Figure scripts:
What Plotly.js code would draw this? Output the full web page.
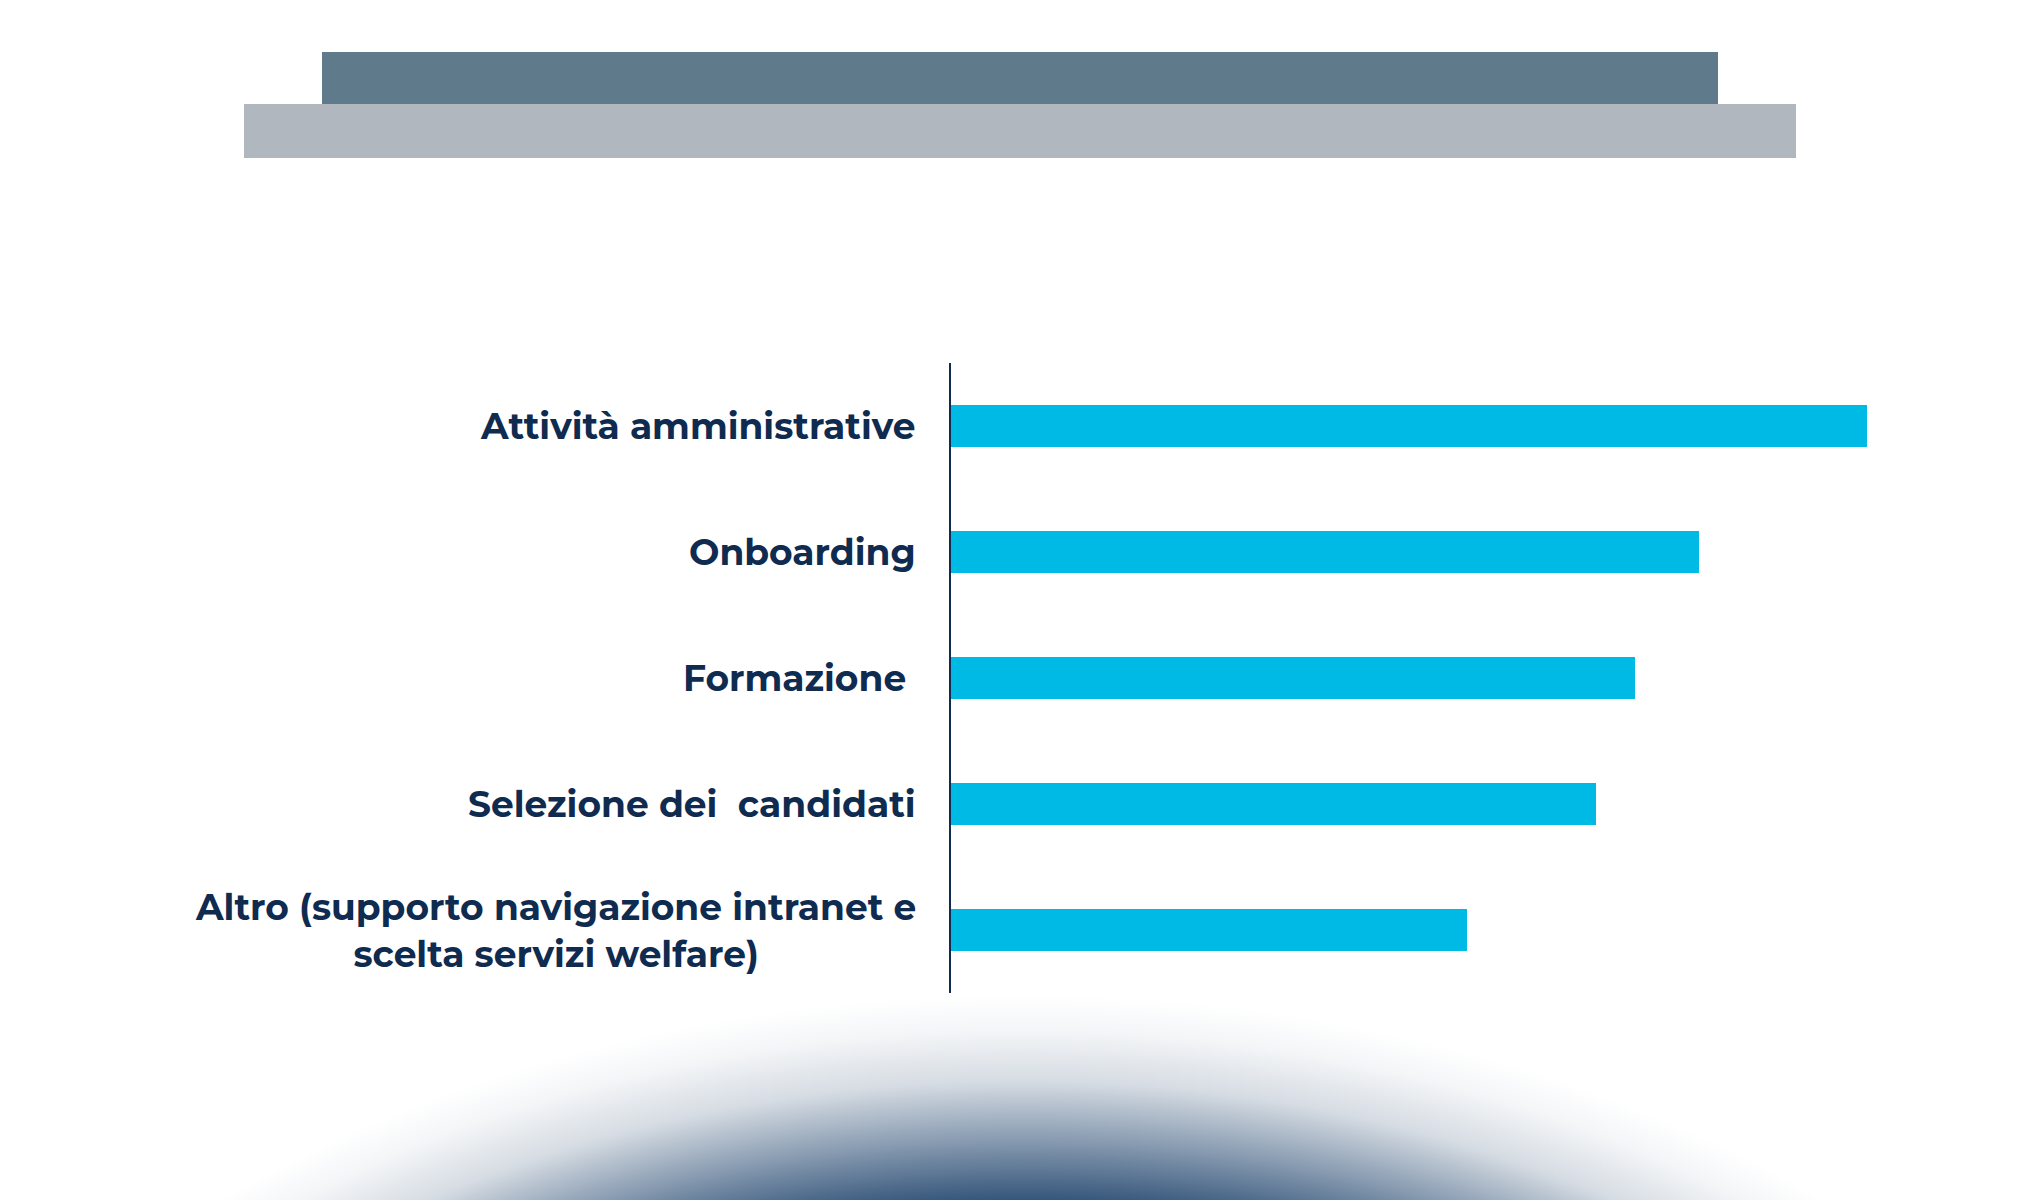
<!DOCTYPE html>
<html>
<head>
<meta charset="utf-8">
<script src="https://cdn.plot.ly/plotly-3.0.1.min.js"></script>
<style>
  html, body { margin: 0; padding: 0; background: #ffffff; }
  #chart { width: 2040px; height: 1200px; }
</style>
</head>
<body>
<div id="chart"></div>
<script>
// ---- data ----
const categories = [
  "Attività amministrative",
  "Onboarding",
  "Formazione\u00A0",
  "Selezione dei\u00A0 candidati",
  "Altro (supporto navigazione intranet e<br>scelta servizi welfare)"
];
const values = [71, 58, 53, 50, 40];

// ---- layout geometry (pixels) ----
const W = 2040, H = 1200;
const M = { l: 951, r: 173, t: 363, b: 207 };
const PW = W - M.l - M.r, PH = H - M.t - M.b;
const px = x => (x - M.l) / PW;          // pixel x -> paper x
const py = y => 1 - (y - M.t) / PH;      // pixel y -> paper y

const navy = "#0f2b50";
const barColor = "#00bae6";

const trace = {
  type: "bar",
  orientation: "h",
  x: values,
  y: categories,
  width: 0.33,
  marker: { color: barColor, line: { width: 0 } },
  hoverinfo: "skip"
};

const labelFont = { family: "Montserrat, 'Open Sans', sans-serif", size: 36, color: navy, weight: 700 };

const annotations = categories.map(c => ({
  xref: "paper", yref: "y",
  x: px(918), y: c,
  xanchor: "right", yanchor: "middle",
  text: c, align: "center",
  showarrow: false,
  font: labelFont
}));

const gradSvg =
  '<svg xmlns="http://www.w3.org/2000/svg" width="1605" height="210" viewBox="0 0 1605 210" preserveAspectRatio="none">' +
  '<defs><radialGradient id="g" gradientUnits="userSpaceOnUse" cx="0" cy="0" r="1" ' +
  'gradientTransform="translate(802,910) scale(1265,905)">' +
  '<stop offset="0" stop-color="#24466d"/>' +
  '<stop offset="0.765" stop-color="#2b4d74"/>' +
  '<stop offset="0.84" stop-color="#889bb1"/>' +
  '<stop offset="0.905" stop-color="#d6dce3"/>' +
  '<stop offset="0.96" stop-color="#f3f5f7"/>' +
  '<stop offset="1" stop-color="#ffffff"/>' +
  '</radialGradient></defs>' +
  '<rect x="0" y="0" width="1605" height="210" fill="url(#g)"/></svg>';

const layout = {
  width: W, height: H,
  margin: M,
  paper_bgcolor: "#ffffff",
  plot_bgcolor: "rgba(0,0,0,0)",
  showlegend: false,
  bargap: 0,
  xaxis: {
    range: [0, 71], visible: false, showgrid: false, zeroline: false, fixedrange: true
  },
  yaxis: {
    type: "category",
    range: [4.5, -0.5],
    showticklabels: false,
    ticks: "",
    showgrid: false,
    zeroline: false,
    showline: true,
    linecolor: navy,
    linewidth: 2,
    fixedrange: true
  },
  annotations: annotations,
  shapes: [
    { type: "rect", xref: "paper", yref: "paper", layer: "below",
      x0: px(244), x1: px(1796), y0: py(158), y1: py(104),
      fillcolor: "#b0b7be", line: { width: 0 } },
    { type: "rect", xref: "paper", yref: "paper", layer: "below",
      x0: px(322), x1: px(1718), y0: py(104), y1: py(52),
      fillcolor: "#5f7a8b", line: { width: 0 } }
  ],
  images: [
    { source: "data:image/svg+xml;charset=utf-8," + encodeURIComponent(gradSvg),
      xref: "paper", yref: "paper",
      x: px(220), y: py(990),
      sizex: 1605 / PW, sizey: 210 / PH,
      xanchor: "left", yanchor: "top",
      sizing: "stretch", layer: "below" }
  ]
};

Plotly.newPlot("chart", [trace], layout, { displayModeBar: false, staticPlot: true });
</script>
</body>
</html>
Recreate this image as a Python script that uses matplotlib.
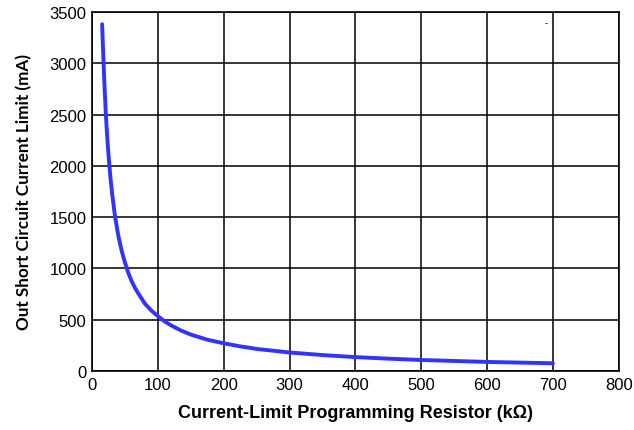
import matplotlib
matplotlib.use("Agg")
import matplotlib.pyplot as plt

# 读取自图像的数据点 (电阻 kΩ, 电流 mA)
resistor_kohm = [15.5, 17, 19, 21, 23, 25, 28, 31, 35, 40, 45, 50, 55, 60, 65, 70, 80, 90,
                 100, 110, 120, 135, 150, 175, 200, 225, 250, 300, 350, 400, 450, 500,
                 600, 700]
current_ma = [3380, 3110, 2790, 2520, 2300, 2120, 1890, 1710, 1510, 1320, 1175, 1060,
              960, 880, 815, 760, 660, 590, 535, 485, 445, 395, 355, 305, 270, 240,
              215, 180, 155, 135, 120, 107, 88, 75]

x_ticks = [0, 100, 200, 300, 400, 500, 600, 700, 800]
y_ticks = [0, 500, 1000, 1500, 2000, 2500, 3000, 3500]

fig = plt.figure(figsize=(6.34, 4.31), dpi=100)
ax = fig.add_axes([0.145, 0.137, 0.831, 0.833])

ax.plot(resistor_kohm, current_ma, '-', color='#3333FF', linewidth=2.8,
        solid_capstyle='round', solid_joinstyle='round', zorder=3)

ax.set_xlim(0, 800)
ax.set_ylim(0, 3500)
ax.set_xticks(x_ticks)
ax.set_yticks(y_ticks)
ax.grid(True, color='black', linewidth=1.1)
ax.set_axisbelow(True)
for s in ax.spines.values():
    s.set_color('black')
    s.set_linewidth(1.2)
ax.tick_params(length=0, pad=4, labelsize=12)
for lab in ax.get_xticklabels() + ax.get_yticklabels():
    lab.set_family('Liberation Sans')

ax.set_xlabel('Current-Limit Programming Resistor (kΩ)', fontsize=13,
              fontweight='bold', family='Liberation Sans', labelpad=9)
ax.set_ylabel('Out Short Circuit Current Limit (mA)', fontsize=12.3,
              fontweight='bold', family='Lato', labelpad=12)

# 图中右上角的小短线
ax.text(689, 3392, '-', fontsize=6, ha='center', va='center')

fig.savefig('out.png', dpi=100)
plt.close(fig)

_Objective:_ Copy the records exactly. Skip the pictures.

_Exercise solution:_
What Plotly.js code would draw this? Output the full web page.
<!DOCTYPE html>
<html>
<head>
<meta charset="utf-8">
<script src="https://cdn.plot.ly/plotly-3.0.1.min.js"></script>
<style>
  html, body { margin: 0; padding: 0; background: #ffffff; }
  #chart { width: 2040px; height: 1200px; }
</style>
</head>
<body>
<div id="chart"></div>
<script>
// ---- data ----
const categories = [
  "Attività amministrative",
  "Onboarding",
  "Formazione\u00A0",
  "Selezione dei\u00A0 candidati",
  "Altro (supporto navigazione intranet e<br>scelta servizi welfare)"
];
const values = [71, 58, 53, 50, 40];

// ---- layout geometry (pixels) ----
const W = 2040, H = 1200;
const M = { l: 951, r: 173, t: 363, b: 207 };
const PW = W - M.l - M.r, PH = H - M.t - M.b;
const px = x => (x - M.l) / PW;          // pixel x -> paper x
const py = y => 1 - (y - M.t) / PH;      // pixel y -> paper y

const navy = "#0f2b50";
const barColor = "#00bae6";

const trace = {
  type: "bar",
  orientation: "h",
  x: values,
  y: categories,
  width: 0.33,
  marker: { color: barColor, line: { width: 0 } },
  hoverinfo: "skip"
};

const labelFont = { family: "Montserrat, 'Open Sans', sans-serif", size: 36, color: navy, weight: 700 };

const annotations = categories.map(c => ({
  xref: "paper", yref: "y",
  x: px(918), y: c,
  xanchor: "right", yanchor: "middle",
  text: c, align: "center",
  showarrow: false,
  font: labelFont
}));

const gradSvg =
  '<svg xmlns="http://www.w3.org/2000/svg" width="1605" height="210" viewBox="0 0 1605 210" preserveAspectRatio="none">' +
  '<defs><radialGradient id="g" gradientUnits="userSpaceOnUse" cx="0" cy="0" r="1" ' +
  'gradientTransform="translate(802,910) scale(1265,905)">' +
  '<stop offset="0" stop-color="#24466d"/>' +
  '<stop offset="0.765" stop-color="#2b4d74"/>' +
  '<stop offset="0.84" stop-color="#889bb1"/>' +
  '<stop offset="0.905" stop-color="#d6dce3"/>' +
  '<stop offset="0.96" stop-color="#f3f5f7"/>' +
  '<stop offset="1" stop-color="#ffffff"/>' +
  '</radialGradient></defs>' +
  '<rect x="0" y="0" width="1605" height="210" fill="url(#g)"/></svg>';

const layout = {
  width: W, height: H,
  margin: M,
  paper_bgcolor: "#ffffff",
  plot_bgcolor: "rgba(0,0,0,0)",
  showlegend: false,
  bargap: 0,
  xaxis: {
    range: [0, 71], visible: false, showgrid: false, zeroline: false, fixedrange: true
  },
  yaxis: {
    type: "category",
    range: [4.5, -0.5],
    showticklabels: false,
    ticks: "",
    showgrid: false,
    zeroline: false,
    showline: true,
    linecolor: navy,
    linewidth: 2,
    fixedrange: true
  },
  annotations: annotations,
  shapes: [
    { type: "rect", xref: "paper", yref: "paper", layer: "below",
      x0: px(244), x1: px(1796), y0: py(158), y1: py(104),
      fillcolor: "#b0b7be", line: { width: 0 } },
    { type: "rect", xref: "paper", yref: "paper", layer: "below",
      x0: px(322), x1: px(1718), y0: py(104), y1: py(52),
      fillcolor: "#5f7a8b", line: { width: 0 } }
  ],
  images: [
    { source: "data:image/svg+xml;charset=utf-8," + encodeURIComponent(gradSvg),
      xref: "paper", yref: "paper",
      x: px(220), y: py(990),
      sizex: 1605 / PW, sizey: 210 / PH,
      xanchor: "left", yanchor: "top",
      sizing: "stretch", layer: "below" }
  ]
};

Plotly.newPlot("chart", [trace], layout, { displayModeBar: false, staticPlot: true });
</script>
</body>
</html>
Recreate this image as a Python script that uses matplotlib.
import matplotlib
matplotlib.use("Agg")
import matplotlib.pyplot as plt

# 读取自图像的数据点 (电阻 kΩ, 电流 mA)
resistor_kohm = [15.5, 17, 19, 21, 23, 25, 28, 31, 35, 40, 45, 50, 55, 60, 65, 70, 80, 90,
                 100, 110, 120, 135, 150, 175, 200, 225, 250, 300, 350, 400, 450, 500,
                 600, 700]
current_ma = [3380, 3110, 2790, 2520, 2300, 2120, 1890, 1710, 1510, 1320, 1175, 1060,
              960, 880, 815, 760, 660, 590, 535, 485, 445, 395, 355, 305, 270, 240,
              215, 180, 155, 135, 120, 107, 88, 75]

x_ticks = [0, 100, 200, 300, 400, 500, 600, 700, 800]
y_ticks = [0, 500, 1000, 1500, 2000, 2500, 3000, 3500]

fig = plt.figure(figsize=(6.34, 4.31), dpi=100)
ax = fig.add_axes([0.145, 0.137, 0.831, 0.833])

ax.plot(resistor_kohm, current_ma, '-', color='#3333FF', linewidth=2.8,
        solid_capstyle='round', solid_joinstyle='round', zorder=3)

ax.set_xlim(0, 800)
ax.set_ylim(0, 3500)
ax.set_xticks(x_ticks)
ax.set_yticks(y_ticks)
ax.grid(True, color='black', linewidth=1.1)
ax.set_axisbelow(True)
for s in ax.spines.values():
    s.set_color('black')
    s.set_linewidth(1.2)
ax.tick_params(length=0, pad=4, labelsize=12)
for lab in ax.get_xticklabels() + ax.get_yticklabels():
    lab.set_family('Liberation Sans')

ax.set_xlabel('Current-Limit Programming Resistor (kΩ)', fontsize=13,
              fontweight='bold', family='Liberation Sans', labelpad=9)
ax.set_ylabel('Out Short Circuit Current Limit (mA)', fontsize=12.3,
              fontweight='bold', family='Lato', labelpad=12)

# 图中右上角的小短线
ax.text(689, 3392, '-', fontsize=6, ha='center', va='center')

fig.savefig('out.png', dpi=100)
plt.close(fig)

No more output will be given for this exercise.